Why We Built Peptra Instead of Using a Spreadsheet
This isn't a comparison post (we built Peptra, so we're biased). It's an honest answer to a question we get often: why does a peptide tracker need to exist when spreadsheets and habit-tracker apps are right there?
Spreadsheets
Pros: free, flexible, you control the schema. Cons: no enforced data model, dose-rotation fields don't carry visual feedback, charting is manual, mobile entry is friction-heavy. Most people who start with a spreadsheet are still using it at week 4. Most have abandoned it by week 8.
Habit-tracker apps
Apps like Streaks or Strides let you mark "took dose today." But they don't capture dose amount, route, site, or reconstitution math. Useful for adherence visualization, useless for protocol management.

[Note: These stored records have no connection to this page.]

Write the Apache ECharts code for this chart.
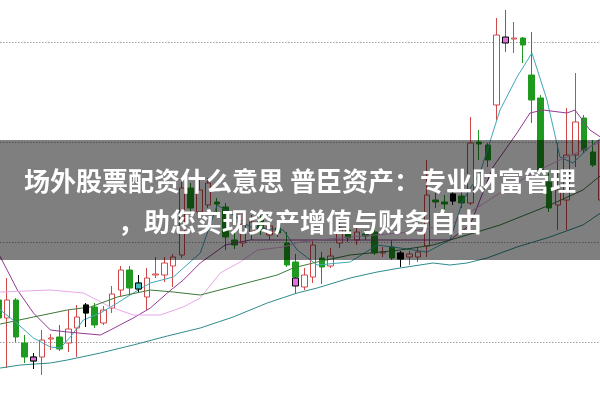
<!DOCTYPE html>
<html><head><meta charset="utf-8">
<script src="https://cdn.jsdelivr.net/npm/echarts@6/dist/echarts.min.js"></script>
<style>html,body{margin:0;padding:0;background:#fff;overflow:hidden;width:600px;height:400px;position:relative}#c{position:absolute;left:-6px;top:-58px;width:612px;height:500px}</style>
</head><body><div id="c"></div>
<script>
const categories = ['1','2','3','4','5','6','7','8','9','10','11','12','13','14','15','16','17','18','19','20','21','22','23','24','25','26','27','28','29','30','31','32','33','34','35','36','37','38','39','40','41','42','43','44','45','46','47','48','49','50','51','52','53','54','55','56','57','58','59','60','61','62','63','64','65','66','67','68','69','70'];

// [open, close, low, high]
const candles = [
[10.42,10.24,10.20,10.47],[10.24,10.42,9.74,10.64],[10.42,10.05,10.00,10.44],[9.99,9.85,9.79,10.07],
[9.85,9.81,9.73,9.89],[9.85,10.02,9.67,10.12],[10.03,10.04,9.92,10.08],[10.05,9.93,9.91,10.17],
[9.99,10.13,9.90,10.32],[10.14,10.25,9.85,10.37],[10.37,10.29,10.15,10.39],[10.35,10.17,10.14,10.39],
[10.19,10.32,10.17,10.36],[10.34,10.48,10.29,10.56],[10.52,10.72,10.46,10.76],[10.72,10.54,10.47,10.76],
[10.59,10.53,10.50,10.67],[10.45,10.64,10.32,10.74],[10.67,10.68,10.64,10.85],[10.67,10.79,10.60,10.85],
[10.76,10.85,10.55,10.88],[10.87,11.54,10.84,11.60],[11.54,11.34,11.29,11.59],[11.30,11.52,11.27,11.62],
[11.37,11.59,11.34,11.64],[11.40,11.38,11.30,11.44],[11.35,11.05,10.92,11.39],[11.02,10.97,10.93,11.09],
[10.99,11.18,10.95,11.29],[11.10,11.20,11.02,11.27],[11.22,11.12,11.07,11.28],[11.07,11.16,11.02,11.22],
[11.14,11.09,11.05,11.19],[10.99,10.77,10.75,11.10],[10.80,10.65,10.49,10.88],[10.55,10.67,10.52,10.74],
[10.65,10.97,10.59,11.02],[10.84,10.75,10.58,10.90],[10.76,10.86,10.74,10.94],[10.99,11.14,10.94,11.20],
[11.12,11.04,11.00,11.17],[11.02,11.10,10.97,11.14],[11.08,11.06,11.02,11.12],[11.10,10.89,10.87,11.14],
[10.89,10.90,10.85,10.95],[10.95,10.84,10.82,11.02],[10.89,10.83,10.75,10.91],[10.85,10.88,10.77,10.91],
[10.85,10.90,10.80,10.95],[10.96,11.47,10.85,11.82],[11.42,11.40,11.34,11.49],[11.40,11.38,11.32,11.47],
[11.48,11.41,11.37,11.52],[11.46,11.39,11.34,11.52],[11.39,11.99,11.37,12.25],[12.00,11.98,11.82,12.12],
[11.97,11.82,11.75,11.99],[12.37,13.07,12.22,13.24],[13.02,13.01,12.90,13.32],[13.03,13.04,12.89,13.20],
[13.04,12.97,12.79,13.05],[12.67,12.42,12.19,13.10],[12.44,11.72,11.69,12.47],[11.60,11.34,11.30,11.72],
[11.37,11.52,11.12,11.99],[11.42,11.87,11.12,12.34],[11.87,12.20,11.75,12.69],[12.24,11.92,11.89,12.27],
[11.90,11.77,11.75,12.02],[11.42,12.02,11.39,12.60]
];

const markerIdx = [4,10,16,34,46,52,58];
const markerVals = [[9.85,9.81,9.73,9.89],[10.37,10.29,10.15,10.39],[10.59,10.53,10.50,10.67],[10.64,10.56,10.56,10.64],[10.89,10.83,10.75,10.91],[11.48,11.41,11.37,11.52],[13.05,12.99,12.99,13.05]];
const markerFill = ['#e070e0','#000000','#40c0c0','#e070e0','#000000','#000000','#e070e0'];

// moving averages: [index, price]
const ma5 = [[-0.34,10.42],[0.23,10.32],[1.95,10.20],[4.01,10.04],[5.95,9.95],[7.09,9.94],[8.23,10.05],[9.72,10.22],[11.66,10.29],[13.61,10.39],[15.43,10.49],[17.38,10.59],[20.01,10.65],[23.09,10.89],[25.03,11.37],[26.86,11.27],[28.81,11.15],[32.58,11.12],[34.18,10.92],[36.46,10.77],[40.23,10.80],[43.32,10.97],[45.95,10.94],[49.03,10.90],[51.66,11.02],[53.15,11.42],[55.09,11.69],[57.38,12.32],[59.32,12.65],[61.03,12.89],[62.75,12.42],[64.23,11.85],[65.72,11.79],[67.66,11.95],[69.38,12.07]];
const ma10 = [[-0.34,10.92],[0.23,10.85],[2.18,10.52],[4.01,10.29],[5.95,10.12],[7.89,10.10],[11.66,10.07],[12.81,10.12],[15.43,10.24],[17.38,10.34],[19.32,10.49],[21.15,10.62],[23.09,10.79],[25.95,10.97],[28.81,11.02],[34.52,11.02],[40.23,11.02],[45.95,11.02],[51.66,11.02],[53.95,11.17],[56.58,11.75],[59.32,12.09],[60.81,12.29],[62.29,12.32],[65.03,12.29],[65.95,12.32],[67.66,12.12],[69.38,12.02]];
const ma20 = [[-0.34,10.49],[0.23,10.50],[5.95,10.52],[9.72,10.49],[12.81,10.35],[15.43,10.27],[18.52,10.27],[21.15,10.35],[23.09,10.44],[25.38,10.69],[27.66,10.80],[29.61,10.92],[32.58,10.95],[34.52,11.00],[40.23,11.05],[45.95,11.09],[51.66,11.17],[57.38,11.49],[61.15,11.69],[64.23,11.82],[66.86,11.92],[69.38,12.02]];
const ma60 = [[-0.34,10.17],[0.23,10.18],[4.01,10.25],[7.89,10.32],[10.52,10.35],[13.61,10.45],[17.38,10.52],[20.01,10.50],[23.09,10.47],[26.18,10.54],[28.81,10.60],[31.89,10.67],[33.72,10.74],[36.46,10.80],[40.23,10.87],[45.95,10.92],[49.72,10.97],[53.61,11.07],[57.38,11.17],[63.09,11.37],[66.86,11.52],[69.38,11.70]];
const ma120 = [[-0.34,9.73],[0.23,9.74],[2.52,9.77],[5.95,9.79],[7.89,9.82],[11.66,9.89],[15.43,9.97],[19.32,10.06],[23.09,10.14],[26.86,10.25],[30.75,10.39],[34.18,10.49],[36.46,10.54],[40.23,10.64],[43.32,10.70],[45.95,10.74],[49.72,10.79],[51.66,10.77],[53.61,10.79],[55.89,10.84],[59.32,10.95],[63.09,11.05],[66.86,11.17],[69.38,11.32]];

const title1 = '场外股票配资什么意思 普臣资产：专业财富管理';
const title2 = '，助您实现资产增值与财务自由';

const markerData = categories.map(function(){ return '-'; });
markerIdx.forEach(function(k, i){
  markerData[k] = {value: markerVals[i], itemStyle: {color: markerFill[i], color0: markerFill[i], borderColor: '#000', borderColor0: '#000'}};
});

function lineSeries(name, data, color){
  return {name: name, type: 'line', xAxisIndex: 1, data: data, symbol: 'none', smooth: false, z: 4,
    lineStyle: {color: color, width: 1}, silent: true};
}

const chart = echarts.init(document.getElementById('c'), null, {renderer: 'canvas'});
chart.setOption({
  animation: false,
  backgroundColor: '#fff',
  grid: {left: 0, right: 0, top: 0, bottom: 0},
  xAxis: [
    {type: 'category', data: categories, boundaryGap: true, axisLine: {show: false}, axisTick: {show: false}, axisLabel: {show: false}, splitLine: {show: false}},
    {type: 'value', min: -0.5, max: 69.5, show: false}
  ],
  yAxis: {type: 'value', min: 9, max: 14, interval: 1, axisLine: {show: false}, axisTick: {show: false}, axisLabel: {show: false},
    splitLine: {show: true, lineStyle: {color: '#a0a0a0', width: 1, type: [1.5, 1.5]}}},
  series: [
    {type: 'candlestick', data: candles, barWidth: 6, z: 2,
      itemStyle: {color: '#ffffff', color0: '#1e9a1e', borderColor: '#d04848', borderColor0: '#1e9a1e', borderWidth: 1}},
    lineSeries('MA5', ma5, '#3fa8b8'),
    lineSeries('MA10', ma10, '#933a93'),
    lineSeries('MA20', ma20, '#e8a8e8'),
    lineSeries('MA60', ma60, '#3a7a3a'),
    lineSeries('MA120', ma120, '#2f8c8c'),
    {type: 'candlestick', data: markerData, barWidth: 6, z: 5,
      itemStyle: {color: '#e070e0', color0: '#e070e0', borderColor: '#000', borderColor0: '#000', borderWidth: 1}}
  ],
  graphic: [
    {type: 'rect', left: 0, top: 198, z: 100, shape: {width: 612, height: 120}, style: {fill: 'rgba(0,0,0,0.5)'}},
    {type: 'text', x: 306, y: 239, z: 101, style: {text: title1, fill: '#fff', font: 'bold 26px "Noto Sans CJK SC"', textAlign: 'center', textVerticalAlign: 'middle'}},
    {type: 'text', x: 306, y: 280, z: 101, style: {text: title2, fill: '#fff', font: 'bold 26px "Noto Sans CJK SC"', textAlign: 'center', textVerticalAlign: 'middle'}}
  ]
});
</script>
</body></html>
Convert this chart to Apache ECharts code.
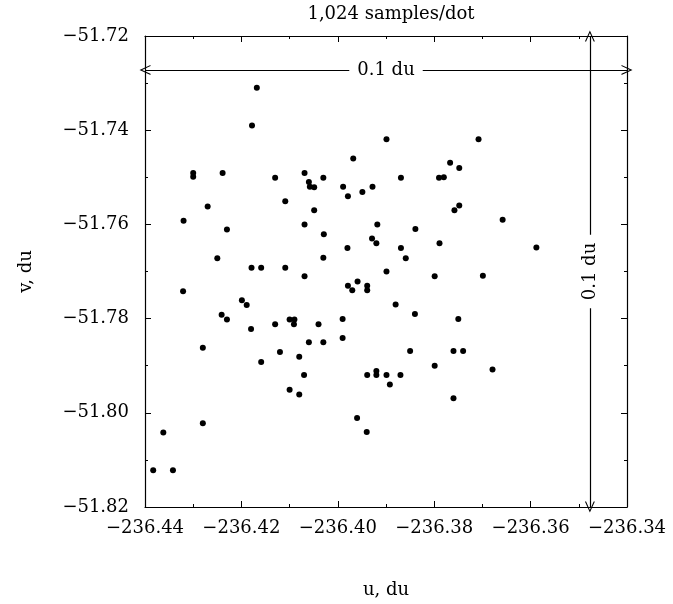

Generic medication-tracker apps
Apps like Medisafe handle scheduled medications well but assume fixed-dose pre-measured pills. Peptide users dose calculate per-vial: a generic medication tracker can't know that "0.25 mg" of your semaglutide vial means a specific number of units on your syringe.
Why we built Peptra
The data model for peptide tracking has to handle: variable reconstitution, multi-route logging, anatomical site memory, cycle phase awareness, stack tracking, and marker correlation. None of the above tools handle all of this — they handle pieces. The result is people cobbling together a spreadsheet + a notes app + a calculator + their memory. Each piece works alone; the combination loses data integrity within weeks.